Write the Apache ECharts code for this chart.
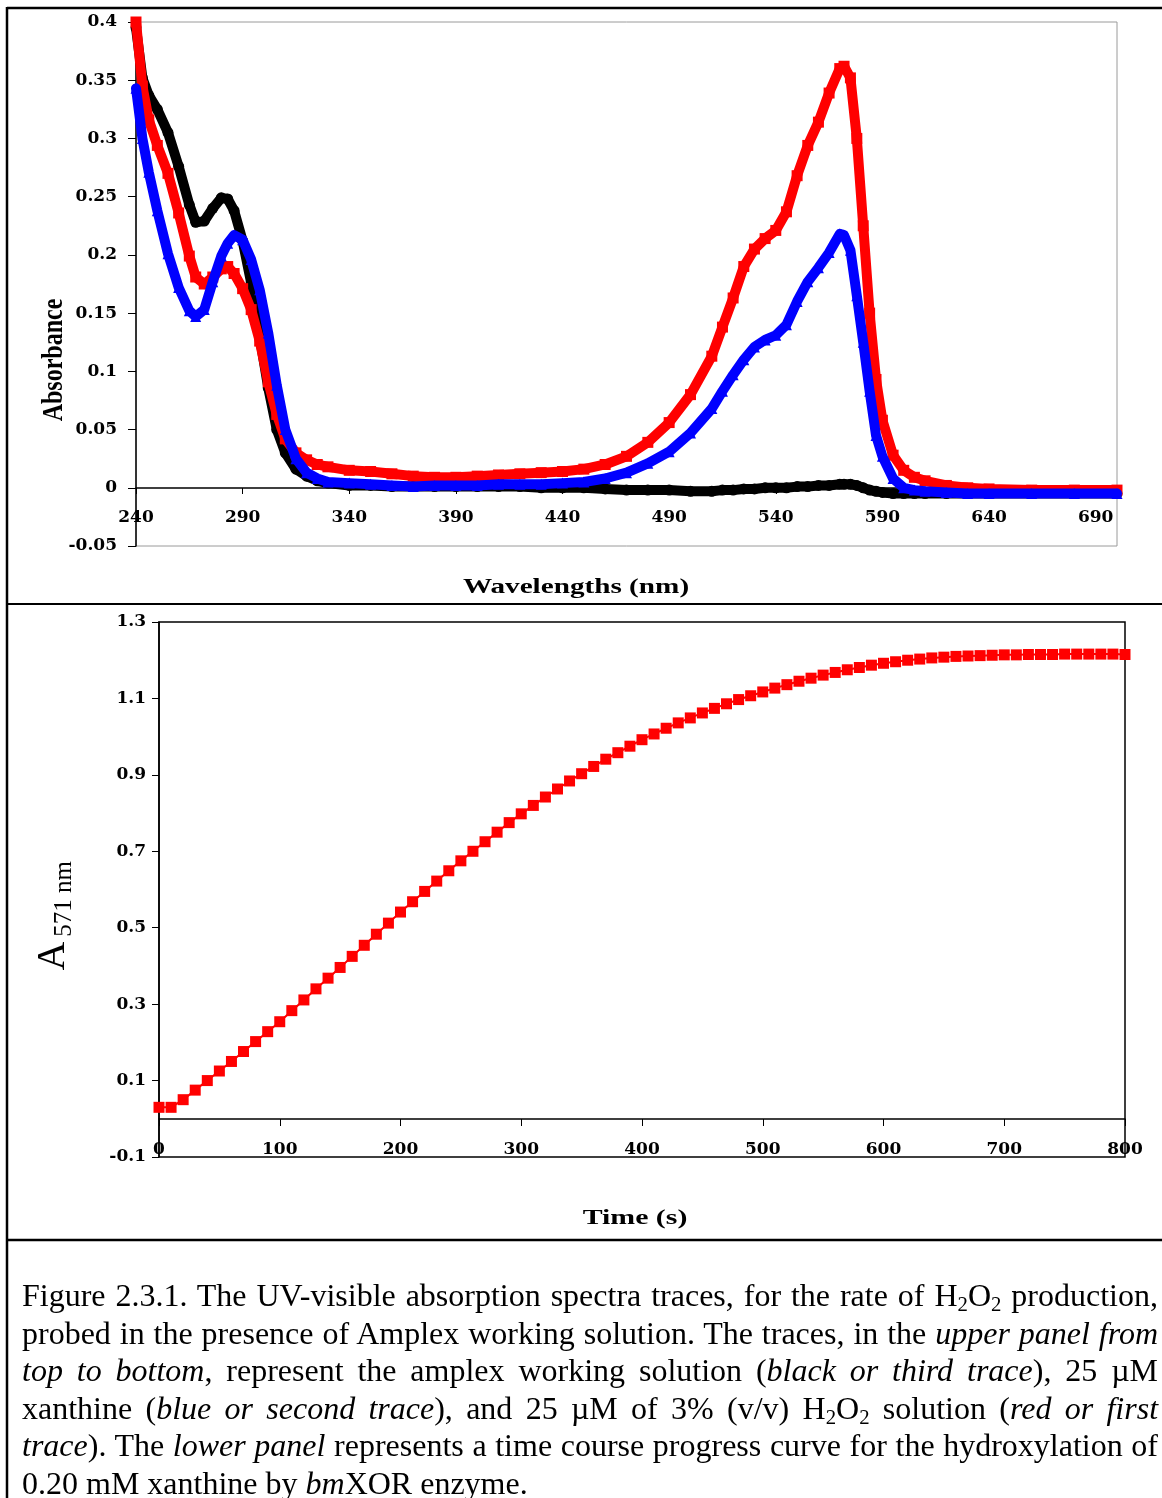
<!DOCTYPE html>
<html>
<head>
<meta charset="utf-8">
<script src="https://cdn.jsdelivr.net/npm/echarts@6/dist/echarts.min.js"></script>
<style>
html,body{margin:0;padding:0;background:#fff;}
#chart{position:absolute;left:0;top:0;width:1162px;height:1498px;}
#caption{position:absolute;left:22px;top:1277px;width:1136px;font-family:"Liberation Serif","Times New Roman",serif;font-size:32px;color:#000;z-index:2;}
#caption .ln{height:37.6px;line-height:37.6px;text-align:justify;text-align-last:justify;white-space:nowrap;}
#caption .ln.last{text-align-last:left;}
#caption sub{font-size:0.65em;vertical-align:-0.22em;line-height:0;}
</style>
</head>
<body>
<div id="chart"></div>
<div id="caption">
<div class="ln">Figure 2.3.1. The UV-visible absorption spectra traces, for the rate of H<sub>2</sub>O<sub>2</sub> production,</div>
<div class="ln">probed in the presence of Amplex working solution. The traces, in the <i>upper panel from</i></div>
<div class="ln"><i>top to bottom</i>, represent the amplex working solution (<i>black or third trace</i>), 25 µM</div>
<div class="ln">xanthine (<i>blue or second trace</i>), and 25 µM of 3% (v/v) H<sub>2</sub>O<sub>2</sub> solution (<i>red or first</i></div>
<div class="ln"><i>trace</i>). The <i>lower panel</i> represents a time course progress curve for the hydroxylation of</div>
<div class="ln last">0.20 mM xanthine by <i>bm</i>XOR enzyme.</div>
</div>
<script>
// ---------- Upper panel: UV-visible spectra ----------
const wavelengths = [240,243,246,250,255,260,265,268,272,276,
  280,283,286,290,294,298,302,306,310,315,
  320,325,330,340,350,360,370,380,390,400,
  410,420,430,440,450,460,470,480,490,500,
  510,515,520,525,530,535,540,545,550,555,
  560,565,570,572,575,578,581,584,587,590,
  595,600,605,610,620,630,640,660,680,700];

const absBlack = [0.395,0.352,0.337,0.325,0.305,0.276,0.243,0.228,0.229,0.240,
  0.249,0.248,0.238,0.212,0.176,0.130,0.086,0.050,0.030,0.016,
  0.010,0.006,0.004,0.002,0.002,0.001,0.001,0.001,0.001,0.001,
  0.001,0.001,0.000,0.000,0.000,-0.001,-0.002,-0.002,-0.002,-0.003,
  -0.003,-0.002,-0.002,-0.001,-0.001,0.000,0.000,0.000,0.001,0.001,
  0.002,0.002,0.003,0.003,0.003,0.002,0.000,-0.002,-0.003,-0.004,
  -0.005,-0.005,-0.005,-0.005,-0.005,-0.005,-0.005,-0.005,-0.005,-0.005];

const absRed = [0.400,0.345,0.316,0.294,0.270,0.236,0.199,0.181,0.175,0.181,
  0.188,0.190,0.184,0.171,0.153,0.126,0.091,0.063,0.042,0.030,
  0.024,0.020,0.018,0.015,0.014,0.012,0.010,0.009,0.009,0.010,
  0.011,0.012,0.013,0.014,0.016,0.020,0.027,0.039,0.056,0.080,
  0.113,0.138,0.163,0.190,0.205,0.214,0.221,0.237,0.268,0.294,
  0.314,0.339,0.360,0.362,0.352,0.300,0.225,0.150,0.093,0.058,
  0.028,0.015,0.009,0.006,0.002,0.000,-0.001,-0.002,-0.002,-0.002];

const absBlue = [0.343,0.300,0.271,0.238,0.201,0.172,0.152,0.147,0.153,0.177,
  0.199,0.210,0.217,0.213,0.196,0.170,0.133,0.088,0.050,0.025,
  0.013,0.008,0.005,0.004,0.003,0.002,0.001,0.002,0.002,0.002,
  0.003,0.003,0.003,0.004,0.005,0.008,0.013,0.021,0.031,0.047,
  0.068,0.083,0.097,0.110,0.121,0.127,0.131,0.140,0.160,0.177,
  0.189,0.202,0.218,0.217,0.204,0.165,0.125,0.083,0.045,0.027,
  0.008,0.000,-0.002,-0.003,-0.004,-0.005,-0.005,-0.005,-0.005,-0.005];

const spectraXTicks = [240,290,340,390,440,490,540,590,640,690];
const spectraYTicks = [-0.05,0,0.05,0.1,0.15,0.2,0.25,0.3,0.35,0.4];

// ---------- Lower panel: time course at 571 nm ----------
const timeSec = [0,10,20,30,40,50,60,70,80,90,
  100,110,120,130,140,150,160,170,180,190,
  200,210,220,230,240,250,260,270,280,290,
  300,310,320,330,340,350,360,370,380,390,
  400,410,420,430,440,450,460,470,480,490,
  500,510,520,530,540,550,560,570,580,590,
  600,610,620,630,640,650,660,670,680,690,
  700,710,720,730,740,750,760,770,780,790,800];

const a571 = [0.030,0.030,0.050,0.075,0.100,0.125,0.150,0.176,0.202,0.228,
  0.254,0.283,0.311,0.340,0.368,0.396,0.425,0.454,0.483,0.512,
  0.541,0.568,0.595,0.622,0.649,0.675,0.700,0.725,0.750,0.775,
  0.798,0.820,0.842,0.863,0.884,0.903,0.922,0.941,0.958,0.975,
  0.992,1.007,1.022,1.036,1.049,1.062,1.074,1.086,1.097,1.107,
  1.117,1.127,1.136,1.145,1.153,1.161,1.168,1.175,1.181,1.187,
  1.192,1.196,1.200,1.203,1.206,1.208,1.210,1.211,1.212,1.213,
  1.214,1.214,1.215,1.215,1.215,1.216,1.216,1.216,1.216,1.216,1.215];

const timeXTicks = [0,100,200,300,400,500,600,700,800];
const timeYTicks = [-0.1,0.1,0.3,0.5,0.7,0.9,1.1,1.3];

// ---------- Build ----------
const pair = (xs, ys) => xs.map((x, i) => [x, ys[i]]);
const tickFont = {fontFamily:'"DejaVu Serif", serif', fontWeight:'bold', fontSize:17, color:'#000'};

const chart = echarts.init(document.getElementById('chart'), null, {renderer:'canvas'});

function spectrum(name, ys, color, symbol, z) {
  return {
    name: name, type:'line', xAxisIndex:0, yAxisIndex:0, z: z,
    data: pair(wavelengths, ys),
    symbol: symbol, symbolSize: 11, showAllSymbol: true,
    lineStyle: {color: color, width: 10, join:'round', cap:'round'},
    itemStyle: {color: color, borderWidth: 0},
    animation: false
  };
}

function frameLine(x1, y1, x2, y2, w) {
  return {type:'line', silent:true, shape:{x1:x1, y1:y1, x2:x2, y2:y2}, style:{stroke:'#000', lineWidth:w}};
}

const option = {
  backgroundColor:'#fff',
  animation:false,
  grid: [
    {left:136, top:22, width:981, height:524, show:true, borderColor:'#9a9a9a', borderWidth:1, backgroundColor:'#fff'},
    {left:159, top:622, width:966, height:535, show:true, borderColor:'#000', borderWidth:1.5, backgroundColor:'#fff'}
  ],
  xAxis: [
    {type:'value', gridIndex:0, min:spectraXTicks[0], max:700, interval:50, offset:-58,
     axisLine:{onZero:false, lineStyle:{color:'#000', width:1.5}},
     axisTick:{show:true, length:6, lineStyle:{color:'#000'}},
     axisLabel:Object.assign({margin:21, showMaxLabel:false,
       formatter: v => (spectraXTicks.indexOf(Math.round(v)) >= 0 ? String(Math.round(v)) : '')}, tickFont),
     splitLine:{show:false}},
    {type:'value', gridIndex:1, min:timeXTicks[0], max:timeXTicks[timeXTicks.length-1], interval:100, offset:-38,
     axisLine:{onZero:false, lineStyle:{color:'#000', width:1.5}},
     axisTick:{show:true, length:7, lineStyle:{color:'#000'}},
     axisLabel:Object.assign({margin:22, formatter: v => String(Math.round(v))}, tickFont),
     splitLine:{show:false}}
  ],
  yAxis: [
    {type:'value', gridIndex:0, min:spectraYTicks[0], max:spectraYTicks[spectraYTicks.length-1], interval:0.05,
     axisLine:{show:true, lineStyle:{color:'#000', width:1.5}},
     axisTick:{show:true, length:8, lineStyle:{color:'#000'}},
     axisLabel:Object.assign({margin:19, formatter: v => String(+(+v).toFixed(2))}, tickFont),
     splitLine:{show:false}},
    {type:'value', gridIndex:1, min:timeYTicks[0], max:timeYTicks[timeYTicks.length-1], interval:0.2,
     axisLine:{show:true, lineStyle:{color:'#000', width:1.5}},
     axisTick:{show:true, length:7, lineStyle:{color:'#000'}},
     axisLabel:Object.assign({margin:13, formatter: v => (+v).toFixed(1)}, tickFont),
     splitLine:{show:false}}
  ],
  series: [
    spectrum('Amplex working solution', absBlack, '#000000', 'circle', 2),
    spectrum('25 µM H2O2', absRed, '#ff0000', 'rect', 3),
    spectrum('25 µM xanthine', absBlue, '#0000ff', 'triangle', 4),
    {name:'A571', type:'line', xAxisIndex:1, yAxisIndex:1, z:2,
     data: pair(timeSec, a571),
     symbol:'rect', symbolSize:11, showAllSymbol:true,
     lineStyle:{color:'#ff0000', width:2},
     itemStyle:{color:'#ff0000'}, animation:false}
  ],
  graphic: [
    frameLine(7, 8, 1162, 8, 2.5),
    frameLine(7, 7, 7, 1498, 2.5),
    frameLine(7, 604, 1162, 604, 2),
    frameLine(7, 1240, 1162, 1240, 2.5),
    {type:'text', x:576, y:588, scaleX:1.39,
     style:{text:'Wavelengths (nm)', fontFamily:'"Liberation Serif", serif', fontWeight:'bold', fontSize:21, fill:'#000', align:'center', verticalAlign:'middle'}},
    {type:'text', x:54, y:360, rotation:Math.PI/2, scaleY:1.25,
     style:{text:'Absorbance', fontFamily:'"Liberation Serif", serif', fontWeight:'bold', fontSize:24, fill:'#000', align:'center', verticalAlign:'middle'}},
    {type:'text', x:635, y:1219, scaleX:1.42,
     style:{text:'Time (s)', fontFamily:'"Liberation Serif", serif', fontWeight:'bold', fontSize:21, fill:'#000', align:'center', verticalAlign:'middle'}},
    {type:'text', x:53, y:956, rotation:Math.PI/2,
     style:{text:'A', fontFamily:'"Liberation Serif", serif', fontSize:40, fill:'#000', align:'center', verticalAlign:'middle'}},
    {type:'text', x:64, y:899, rotation:Math.PI/2,
     style:{text:'571 nm', fontFamily:'"Liberation Serif", serif', fontSize:25, fill:'#000', align:'center', verticalAlign:'middle'}}
  ]
};
chart.setOption(option);
</script>
</body>
</html>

● ● ●

→ WORK INSTRUCTIONS:
Write down every line from the opening of the listing to the line with "595,600,605,610,620,630,640,660,680,700];", both included, and nothing else; the pictures are omitted.

→ FINAL RESULT:
Write the Apache ECharts code for this chart.
<!DOCTYPE html>
<html>
<head>
<meta charset="utf-8">
<script src="https://cdn.jsdelivr.net/npm/echarts@6/dist/echarts.min.js"></script>
<style>
html,body{margin:0;padding:0;background:#fff;}
#chart{position:absolute;left:0;top:0;width:1162px;height:1498px;}
#caption{position:absolute;left:22px;top:1277px;width:1136px;font-family:"Liberation Serif","Times New Roman",serif;font-size:32px;color:#000;z-index:2;}
#caption .ln{height:37.6px;line-height:37.6px;text-align:justify;text-align-last:justify;white-space:nowrap;}
#caption .ln.last{text-align-last:left;}
#caption sub{font-size:0.65em;vertical-align:-0.22em;line-height:0;}
</style>
</head>
<body>
<div id="chart"></div>
<div id="caption">
<div class="ln">Figure 2.3.1. The UV-visible absorption spectra traces, for the rate of H<sub>2</sub>O<sub>2</sub> production,</div>
<div class="ln">probed in the presence of Amplex working solution. The traces, in the <i>upper panel from</i></div>
<div class="ln"><i>top to bottom</i>, represent the amplex working solution (<i>black or third trace</i>), 25 µM</div>
<div class="ln">xanthine (<i>blue or second trace</i>), and 25 µM of 3% (v/v) H<sub>2</sub>O<sub>2</sub> solution (<i>red or first</i></div>
<div class="ln"><i>trace</i>). The <i>lower panel</i> represents a time course progress curve for the hydroxylation of</div>
<div class="ln last">0.20 mM xanthine by <i>bm</i>XOR enzyme.</div>
</div>
<script>
// ---------- Upper panel: UV-visible spectra ----------
const wavelengths = [240,243,246,250,255,260,265,268,272,276,
  280,283,286,290,294,298,302,306,310,315,
  320,325,330,340,350,360,370,380,390,400,
  410,420,430,440,450,460,470,480,490,500,
  510,515,520,525,530,535,540,545,550,555,
  560,565,570,572,575,578,581,584,587,590,
  595,600,605,610,620,630,640,660,680,700];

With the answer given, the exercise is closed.